§ **WORK TO DO**
Return the material exactly, first line through the line containing "plt.rcParams['font.family'] = ['Liberation", and nothing more. Pictures stay out.

§ **DATA SEGMENT**
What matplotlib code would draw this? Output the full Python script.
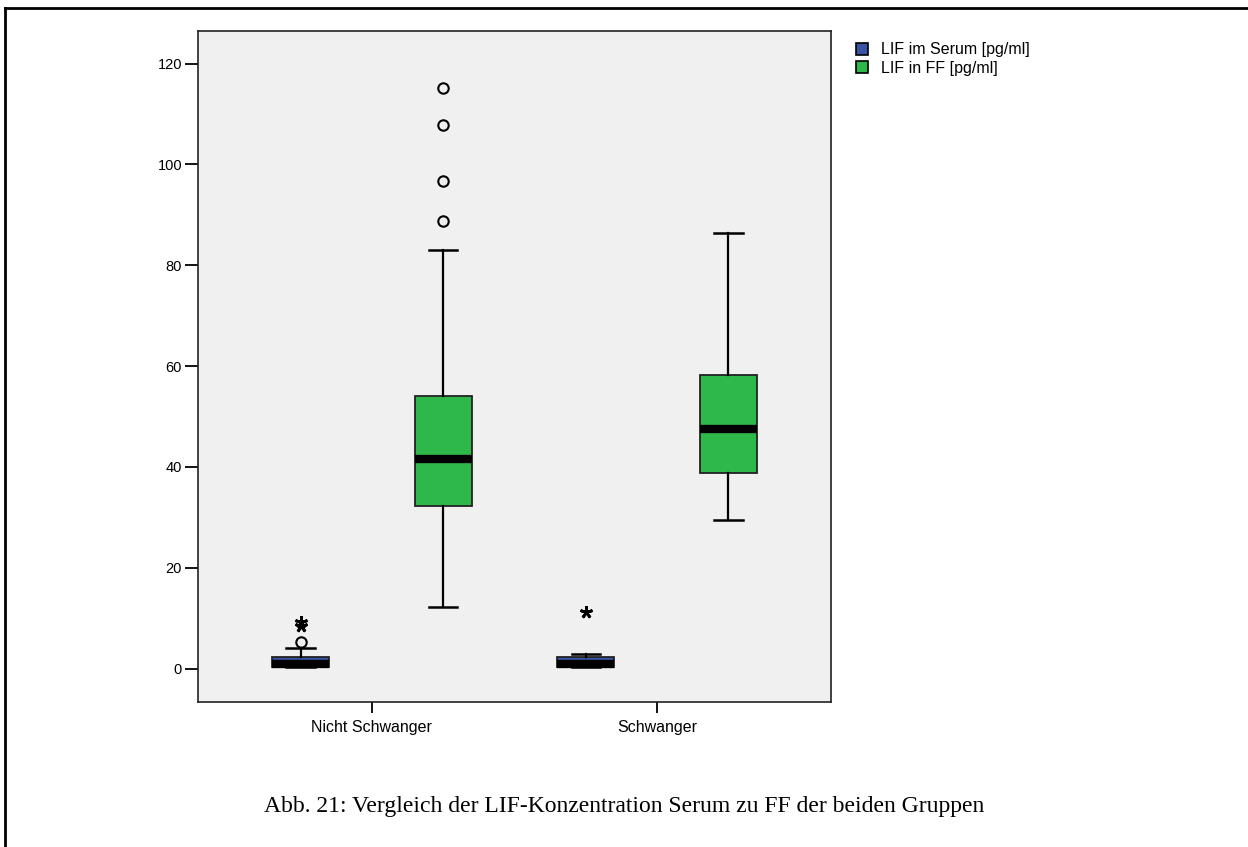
import matplotlib
matplotlib.use("Agg")
import matplotlib.pyplot as plt
from matplotlib.patches import Patch
from matplotlib.lines import Line2D

# Gruppen und Reihen
groups = ["Nicht Schwanger", "Schwanger"]
series = ["LIF im Serum [pg/ml]", "LIF in FF [pg/ml]"]
colors = ["#3953A4", "#2FB84A"]

# Boxplot-Kennwerte je Reihe (Reihenfolge wie groups)
serum_whislo = [0.4, 0.4]
serum_q1 = [0.4, 0.4]
serum_med = [0.8, 0.8]
serum_q3 = [2.3, 2.3]
serum_whishi = [4.0, 2.8]
serum_outliers = [[5.2], []]
serum_extremes = [[9.3, 8.4], [11.3]]

ff_whislo = [12.3, 29.5]
ff_q1 = [32.3, 38.7]
ff_med = [41.6, 47.5]
ff_q3 = [54.0, 58.2]
ff_whishi = [83.0, 86.4]
ff_outliers = [[88.8, 96.6, 107.8, 115.1], []]
ff_extremes = [[], []]

caption = "Abb. 21: Vergleich der LIF-Konzentration Serum zu FF der beiden Gruppen"

plt.rcParams['font.family'] = ['Liberation Sans', 'DejaVu Sans']

fig = plt.figure(figsize=(12.48, 8.47), dpi=100)
ax = fig.add_axes([198 / 1248, 1 - 702 / 847, (831 - 198) / 1248, (702 - 31) / 847])
ax.set_facecolor("#F0F0F0")

offset = 0.25
width = 0.2
all_series = [
    (serum_whislo, serum_q1, serum_med, serum_q3, serum_whishi, serum_outliers, serum_extremes),
    (ff_whislo, ff_q1, ff_med, ff_q3, ff_whishi, ff_outliers, ff_extremes),
]
for s, (wlo, q1, med, q3, whi, outl, ext) in enumerate(all_series):
    stats = []
    for g in range(len(groups)):
        stats.append(dict(whislo=wlo[g], q1=q1[g], med=med[g], q3=q3[g], whishi=whi[g], fliers=[]))
    pos = [g + 1 + (s - 0.5) * 2 * offset for g in range(len(groups))]
    ax.bxp(stats, positions=pos, widths=width, patch_artist=True, showfliers=False,
           boxprops=dict(facecolor=colors[s], edgecolor="#222222", linewidth=1.3),
           medianprops=dict(color="black", linewidth=6, solid_capstyle="butt", zorder=4),
           whiskerprops=dict(color="black", linewidth=1.6),
           capprops=dict(color="black", linewidth=1.8),
           capwidths=width / 2, manage_ticks=False)
    for g in range(len(groups)):
        if outl[g]:
            ax.plot([pos[g]] * len(outl[g]), outl[g], linestyle="none", marker="o",
                    markersize=7.5, markerfacecolor="none", markeredgecolor="black",
                    markeredgewidth=1.5)
        if ext[g]:
            ax.plot([pos[g]] * len(ext[g]), ext[g], linestyle="none", marker=(5, 2, 0),
                    markersize=9, markeredgewidth=2, color="black")

ax.set_xlim(0.39, 2.61)
ax.set_ylim(-6.64, 126.45)
ax.set_xticks([1, 2])
ax.set_xticklabels(groups)
ax.set_yticks([0, 20, 40, 60, 80, 100, 120])
ax.tick_params(axis="y", labelsize=10.5, length=9.5, width=1.3, direction="out", pad=2)
ax.tick_params(axis="x", labelsize=11.5, length=8, width=1.3, direction="out", pad=5)
for sp in ax.spines.values():
    sp.set_linewidth(1.2)
    sp.set_color("#222222")

handles = [Patch(facecolor=c, edgecolor="black", linewidth=1.2) for c in colors]
fig.legend(handles, series, loc="upper left", bbox_to_anchor=(842 / 1248, 1 - 28 / 847),
           frameon=False, fontsize=11.5, handlelength=0.75, handleheight=0.75,
           handletextpad=0.8, labelspacing=0.2)

fig.text(624 / 1248, 1 - 806 / 847, caption, ha="center", va="center",
         fontsize=17, family=["Liberation Serif", "DejaVu Serif"])

# Rahmen der Abbildung (links und oben)
fig.add_artist(Line2D([5 / 1248, 5 / 1248], [0, 1 - 8 / 847], transform=fig.transFigure,
                      color="black", linewidth=2))
fig.add_artist(Line2D([5 / 1248, 1], [1 - 8 / 847, 1 - 8 / 847], transform=fig.transFigure,
                      color="black", linewidth=2))

fig.savefig("out.png", dpi=100)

§ **FINISHED TASK**
What matplotlib code would draw this? Output the full Python script.
import matplotlib
matplotlib.use("Agg")
import matplotlib.pyplot as plt
from matplotlib.patches import Patch
from matplotlib.lines import Line2D

# Gruppen und Reihen
groups = ["Nicht Schwanger", "Schwanger"]
series = ["LIF im Serum [pg/ml]", "LIF in FF [pg/ml]"]
colors = ["#3953A4", "#2FB84A"]

# Boxplot-Kennwerte je Reihe (Reihenfolge wie groups)
serum_whislo = [0.4, 0.4]
serum_q1 = [0.4, 0.4]
serum_med = [0.8, 0.8]
serum_q3 = [2.3, 2.3]
serum_whishi = [4.0, 2.8]
serum_outliers = [[5.2], []]
serum_extremes = [[9.3, 8.4], [11.3]]

ff_whislo = [12.3, 29.5]
ff_q1 = [32.3, 38.7]
ff_med = [41.6, 47.5]
ff_q3 = [54.0, 58.2]
ff_whishi = [83.0, 86.4]
ff_outliers = [[88.8, 96.6, 107.8, 115.1], []]
ff_extremes = [[], []]

caption = "Abb. 21: Vergleich der LIF-Konzentration Serum zu FF der beiden Gruppen"

plt.rcParams['font.family'] = ['Liberation Sans', 'DejaVu Sans']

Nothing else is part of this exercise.